A Very Nice Girl by Imogen Crimp

 

Anna is twenty-four and wants to be an opera singer.  She was shocked when she was accepted to the London conservatory she applied for on a scholarship as she never expected it would happen.  She moves to London much to her parents' dismay but they aren't able to help her with money.  She must scrimp and save and take side jobs when they appear.  Then she meets Max.

Max is in his mid-thirties, rich and successful and everything Anna had dreamed of.  He is an investment banker and has a huge apartment on the seventeenth floor of a glass skyscraper.  Max is in the process of getting a divorce and the two agree to keep it casual, keep it light.

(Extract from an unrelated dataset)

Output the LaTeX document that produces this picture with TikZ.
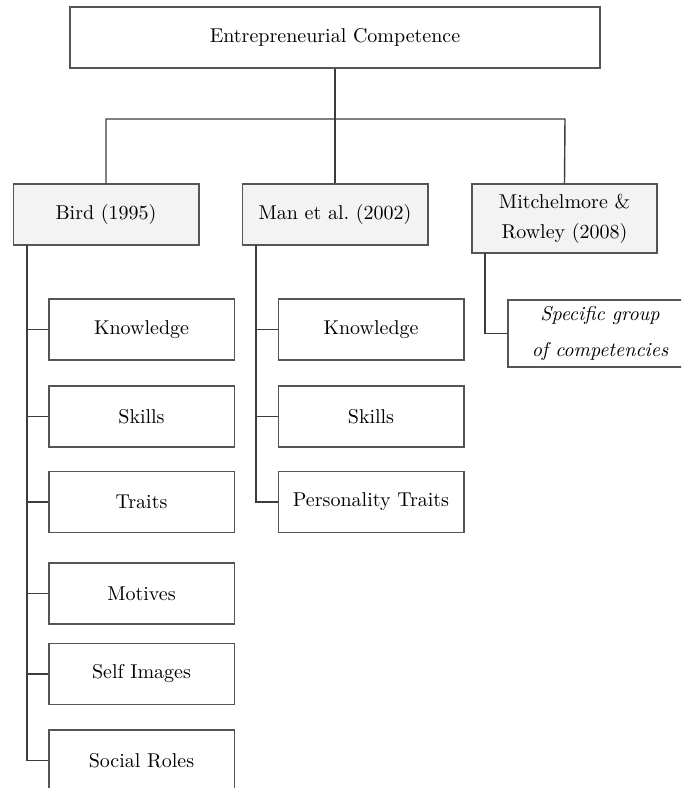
\documentclass[tikz,border=0pt]{standalone}
\definecolor{boxline}{RGB}{85,85,85}
\definecolor{connline}{RGB}{60,60,60}
\definecolor{headfill}{RGB}{243,243,243}
\begin{document}
\begin{tikzpicture}[x=0.5pt,y=-0.5pt,
  box/.style={draw=boxline, line width=0.75pt, rectangle, inner sep=0pt,
    minimum width=92.75pt, minimum height=30.5pt, align=center, font=\normalsize},
  headbox/.style={box, fill=headfill},
  conn/.style={draw=connline, line width=0.7pt}]
\useasboundingbox (0,0) rectangle (681,788);
\clip (0,0) rectangle (681,788);

% root
\node[box, minimum width=265pt] (root) at (335,37.5) {Entrepreneurial Competence};

% authors
\node[headbox] (bird) at (106,214.5) {Bird (1995)};
\node[headbox] (man) at (335,214.5) {Man et al.\ (2002)};
\node[headbox, minimum width=92.5pt, minimum height=34.5pt] (mitch) at (564.5,218.5)
  {Mitchelmore \&\\[3pt] Rowley (2008)};

% Bird (1995)
\node[box] (b1) at (141.5,329.5) {Knowledge};
\node[box] (b2) at (141.5,416.5) {Skills};
\node[box] (b3) at (141.5,502) {Traits};
\node[box] (b4) at (141.5,593.5) {Motives};
\node[box] (b5) at (141.5,674) {Self Images};
\node[box] (b6) at (141.5,760.5) {Social Roles};

% Man et al. (2002)
\node[box] (m1) at (371,329.5) {Knowledge};
\node[box] (m2) at (371,416.5) {Skills};
\node[box] (m3) at (371,502) {Personality Traits};

% Mitchelmore & Rowley (2008)
\node[box, minimum width=92pt, minimum height=33.5pt] (r1) at (600,333.5)
  {\itshape Specific group\\[6pt]\itshape of competencies};

% bus from the root to the three authors
\coordinate (busL) at (106,119);
\coordinate (busR) at (565,119);
\draw[conn] (root.south) -- (man.north);
\draw[conn] (bird.north) -- (busL) -- (busR) -- (mitch.north);

% trunks
\coordinate (birdT) at (27,245);
\coordinate (manT) at (256,245);
\coordinate (mitchT) at (485,253);

\draw[conn] (birdT) |- (b6.west);
\foreach \n in {b1,b2,b3,b4,b5}
  \draw[conn] (birdT |- \n.west) -- (\n.west);

\draw[conn] (manT) |- (m3.west);
\foreach \n in {m1,m2}
  \draw[conn] (manT |- \n.west) -- (\n.west);

\draw[conn] (mitchT) |- (r1.west);
\end{tikzpicture}
\end{document}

But soon Anna finds that is impossible to do.  She finds herself skipping classes and rehearsals if Max has a free evening.  She listens as he questions if this is the life she really wants, one of constant competition and auditions, one that pays little unless you are at the very top of the profession.  She even lets Max give her money when he sees how she is struggling to even eat some weeks.  Anna finds that her dreams seem to be shifting from the career she has always held first to being whatever Max wants her to be.  Which dream will win

This is Crimp's debut novel and she takes much from her own life.  After getting a degree from Cambridge in English, she spent several years trying to be an opera singer, although it was clear to her from the start that she was ill-suited for it.  She describes the atmosphere of a conservatory clearly, the comradery, the competition, the constant anxiety and fear of failure and the joy when something goes well and it seems that one might yet reach their dreams.  She also captures the experience of a young girl dating a man who is soon overpowering.  She explores how slowly one starts to accommodate the man's schedule, his desires, his need to remain free even if one is head over heels in love with him.  Accepting someone else's thoughts about one's dreams is a formula for failure but the balancing act between one's dreams and one's desire for love is a tricky one, one that many women wake up in middle age to regret which end of the balance they have ended up with. I listened to this novel and the narrator with her English accent transports the reader to the London Anna is trying to conquer.   The reader will emphasize with Anna but may not like Max.  This book is recommended for readers of literary and women's fiction.